Week 0: Community bonding

               Getting familiar with all the Apertium modules and it’s working. Discussion with mentors and clearing doubts. 
               Also, discussion with other selected members about their ideas in detail. Reading and gathering information about other
               different Machine translation tools.
               Reading and editing the wiki to include small changes for making it more easier for newbies to join Apertium.



First phase

Week 1:

               Performing analysis of Kannada morphology.
               Adding a ton of nouns and adjectives to the Kannada dictionary.
          	Defining paradigms: Extending the dictionary by adding declension to Kannada dictionary(cases).

Week 2:

          	Analysis and generation of those added words.
          	

Week 3:

          	Continue with the work.

Week 4:

          	Testvoc for closed-classes.
          	Preparing for evaluation.

Outcome: Kannada monolingual dictionary takes action.



Second phase

Week 5:

          	Observing the sentence structure of both the languages.
          	Fixing minor issues in Marathi dictionary.

Week 6:

          	Adding words to the bilingual dictionary.

Week 7:

          	Including transfer rules.

Week 8:

               Continue with the work.
               Test translation and prepare for evaluation.

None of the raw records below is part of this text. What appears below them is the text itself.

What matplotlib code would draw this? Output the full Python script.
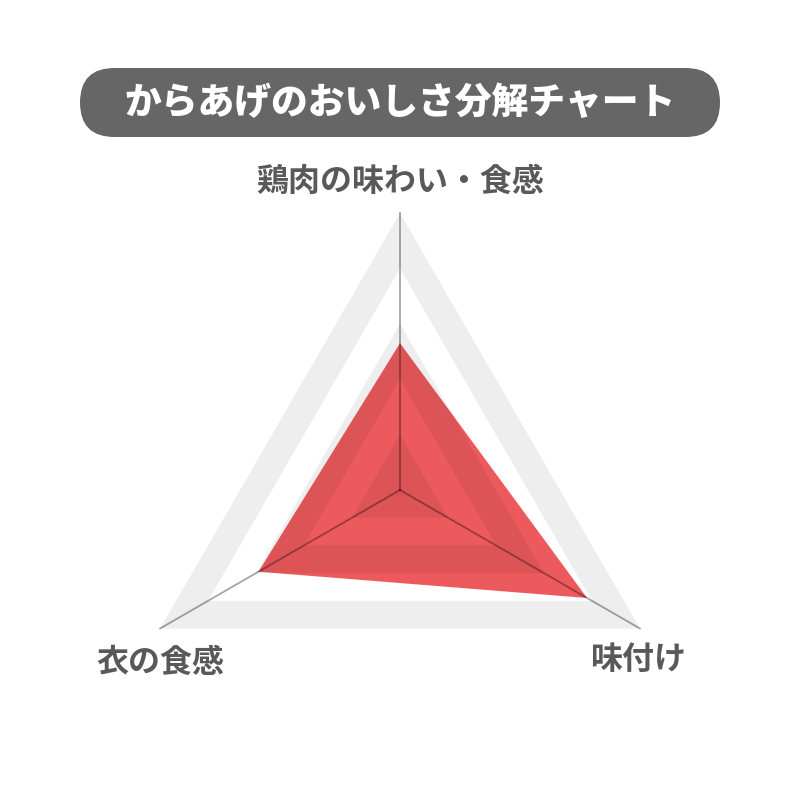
import numpy as np
import matplotlib
matplotlib.use("Agg")
import matplotlib.pyplot as plt
from matplotlib.patches import FancyBboxPatch, Polygon, PathPatch
from matplotlib.path import Path

plt.rcParams['font.family'] = ['Noto Sans CJK JP', 'DejaVu Sans']

# data
title = "からあげのおいしさ分解チャート"
categories = ["鶏肉の味わい・食感", "味付け", "衣の食感"]
values = [53, 78, 59]          # 0-100
grid_levels = [20, 40, 60, 80, 100]
vmax = 100

# layout (pixel coords, y down)
cx, cy, R = 400, 490, 277
angles = np.deg2rad([90, -30, 210])   # top, bottom-right, bottom-left


def pts(r):
    r = np.atleast_1d(r) * np.ones(len(angles))
    return np.column_stack([cx + r * R / vmax * np.cos(angles),
                            cy - r * R / vmax * np.sin(angles)])


fig = plt.figure(figsize=(8, 8), dpi=100)
ax = fig.add_axes([0, 0, 1, 1])
ax.set_xlim(0, 800)
ax.set_ylim(800, 0)
ax.set_aspect('equal')
ax.axis('off')

# title pill
ax.add_patch(FancyBboxPatch((80, 68), 640, 69,
                            boxstyle="round,pad=0,rounding_size=34.5",
                            fc='#666666', ec='none', zorder=1))
ax.text(400, 103, title, color='white', fontsize=26.5, fontweight='heavy',
        ha='center', va='center', zorder=2)

# data polygon
ax.add_patch(Polygon(pts(values), closed=True, fc='#ed5a5e', ec='none', zorder=2))

# grid bands (drawn on top, translucent)
bands = [(80, 100), (40, 60), (0, 20)]
for lo, hi in bands:
    outer = pts(hi)
    verts = list(outer) + [outer[0]]
    codes = [Path.MOVETO] + [Path.LINETO] * 2 + [Path.CLOSEPOLY]
    if lo > 0:
        inner = pts(lo)[::-1]
        verts += list(inner) + [inner[0]]
        codes += [Path.MOVETO] + [Path.LINETO] * 2 + [Path.CLOSEPOLY]
    ax.add_patch(PathPatch(Path(verts, codes), fc=(0, 0, 0, 0.065), ec='none', zorder=3))

# spokes
for x, y in pts(vmax):
    ax.plot([cx, x], [cy, y], color=(0, 0, 0, 0.35), lw=1.3, zorder=4)

# axis labels
label_pos = [(400, 182), (638, 660), (160, 663)]
for (lx, ly), lab in zip(label_pos, categories):
    ax.text(lx, ly, lab, color='#595959', fontsize=23, fontweight='bold',
            ha='center', va='center')

fig.savefig("out.png", dpi=100)
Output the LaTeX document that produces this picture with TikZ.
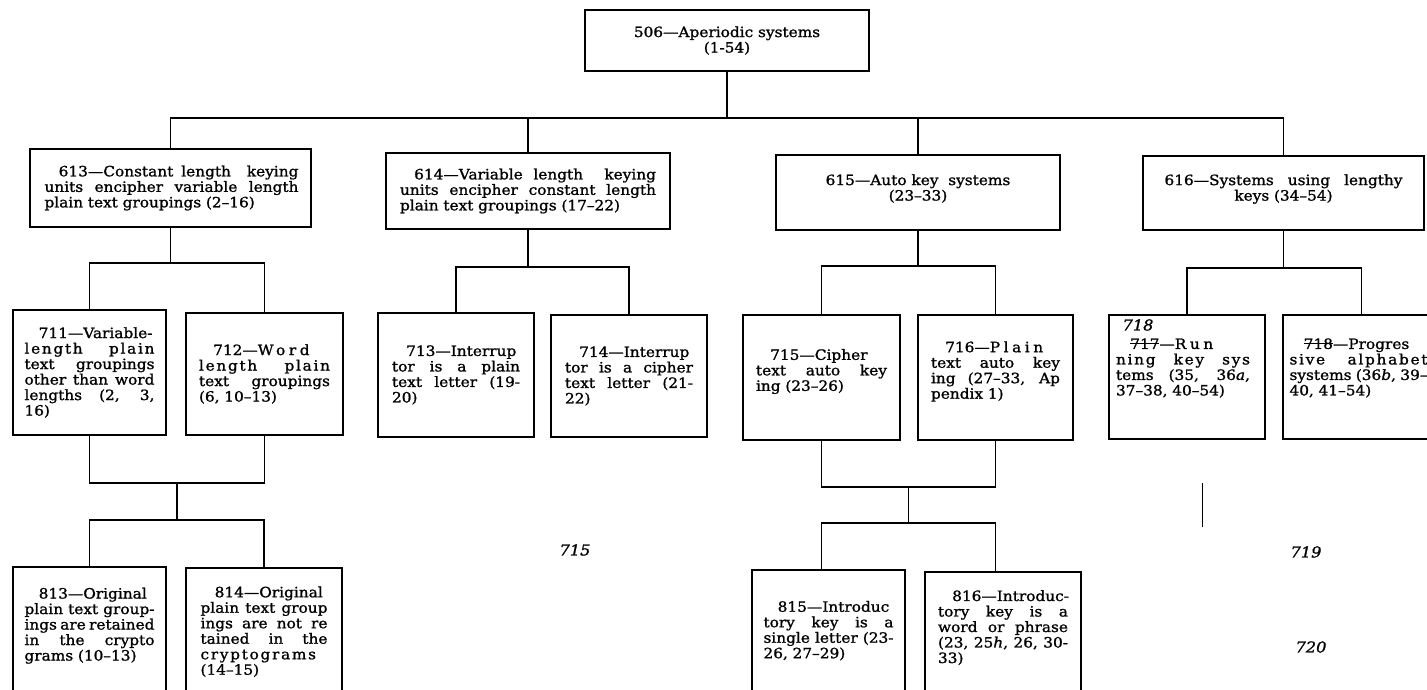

Outcome:Understandable translation between these two languages.



Third phase

Week 9:

          	Disambiguation rules and discourse structure for Kannada. 

Week 10:

          	Constraint grammar and tagger training.

Week 11:

          	Continue with the work. Testing using corpus or newspaper contents.

Week 12:

          	Writing documentation, complete testing and fixing bugs.

Outcome: Hopefully a testvoc clean pair for release.


Final evaluation



Other commitments

Until 8th of May, I am having semester exams. I won’t be able to spend much time till then, thereafter I shall be fully committed to this project. I have no other plans as of now and also will compensate in case I am having any change in my plans. I would be interested in spending about 40+ hours a week and maybe or more depending on my schedule.